Abstract

Many classification and testing methods for shale, slaking rock, weak rock, and weathered rock have been developed. However, few of these methods are suitable for field use or are applicable to a wide range of material types. The purpose of this paper is to present a summary of recent research and analysis evaluating classification and testing methods. This summary will assist the practitioner in properly identifying problem shale and weak rock units, in adequately describing their characteristics in the field, and in selecting and performing field tests to quantify their behavior. For identification of shale and weak rock units, three increasingly site-specific tools are presented. First is a map showing occurrences of weak rock units in the United States. Second is a detailed list of suspect rock types that may appear on regional or local geologic maps. Third is a summary of engineering properties that describe weak rock units, based on a review of technical literature. Some of these properties are compressive strengths between 1 and 20 MPa, slake durability less than 90 percent, clay content greater than 15 percent, poor induration, a significant amount (50 to 75 percent) of matrix between hard blocks, or high moisture content.
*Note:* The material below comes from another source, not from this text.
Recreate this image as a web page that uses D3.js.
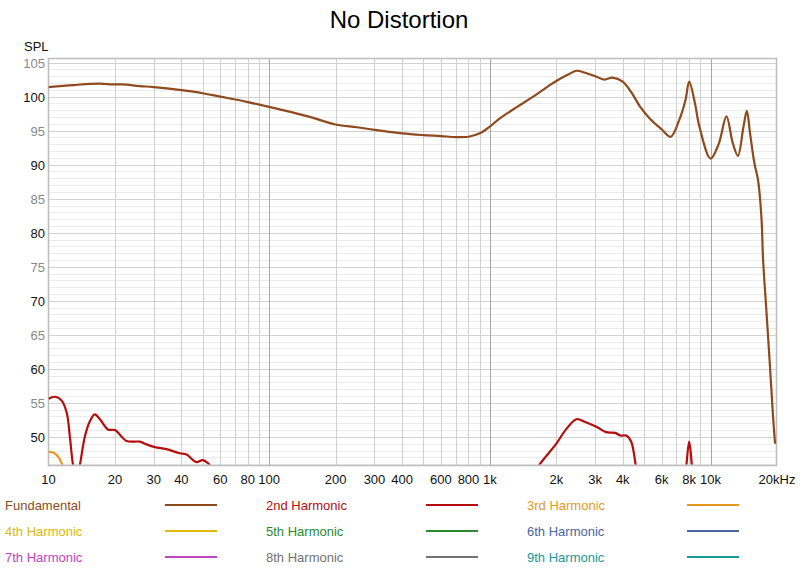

Methods of field description were chosen based on a review of existing methods to assess their ease of application, breadth of application, and the usefulness of the engineering properties indicated by each system. Two modified methods are presented to indicate proportion and nature of corestones and matrix, strength, influence of discontinuities, and reactivity to water. Finally, field-testing methods that estimate strength, permeability, durability, and reaction to water are identified. These include point load index, Norwegian Geotechnical Institute Rock Mass Classification, jar slake, and hammer rebound classification. Predictive equations to estimate unconfined compressive strength, slake durability, and slake index are given.